Как видно, все мнения высказаны вполне четко, с полной искренностью. Кстати, этим качеством не могут похвалиться отдельные современные историки, утверждающие, например, что "в Крыму было спокойно", так как "особым указом Екатерина сохранила за татарами прежние земельные законы (!), по которым татарские крестьяне были свободны, помещикам не принадлежали и барщину отбывать были не обязаны" (Медведева И.Н., 1956, 185). Более того, оказывается, русская армия освободила в Крыму неких "рабов", чьим трудом выполнялись "все основные работы в хозяйстве беев и мурз" (Надинский П.Н., 1951, 97). Тогда как ни один серьезный специалист ни словом не упоминает даже об отдельных случаях рабской зависимости в Крыму в последние века истории ханства, не говоря уже о системе рабского труда, игравшей "основную" роль в экономике крупных и мелких хозяйств.

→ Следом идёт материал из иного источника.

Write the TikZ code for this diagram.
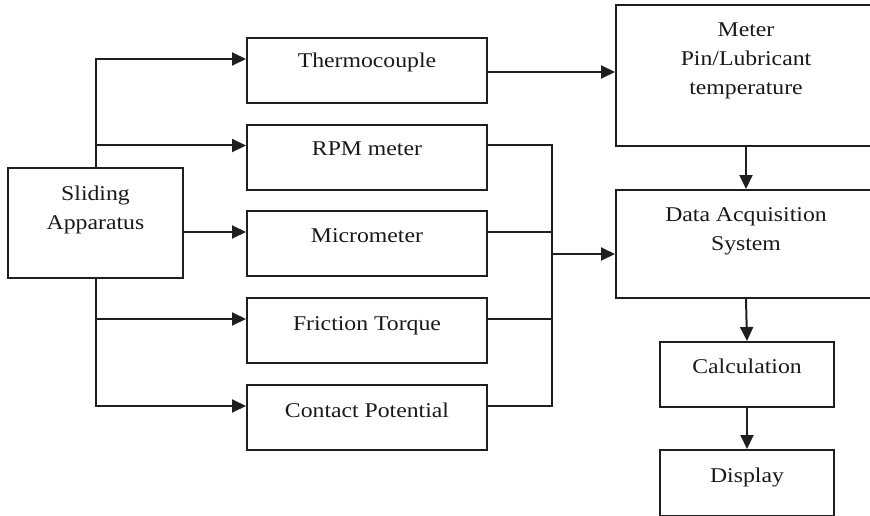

И еще одна любопытная оценка, тоже советского историка: он считает, что после освобождения от "тяжелого турецко-татарского господства" (над кем? — В.В.) "на почве русской цивилизации начала развиваться экономика и культура Таврической губернии...", а происходило это так: "На Южном берегу Крыма разбивались красивые парки, вырастали дворцы, увеличивались площади под садами..." и т. д. (Максименко М.М., 1957, 5). Увы, приходится признать, историка-марксиста восхищают такие плоды[279] цивилизации, как прежде всего памятники колонизаторской субкультуры, воздвигнутые на исконной земле ограбленных трудящихся. Для нашего автора как-то уходит в тень цена этих действительно великолепных дворцов — обнищание и физическая гибель десятков тысяч коренных жителей, согнанных со своих клочков земли и обреченных на батрачество или же эмиграцию на чужбину.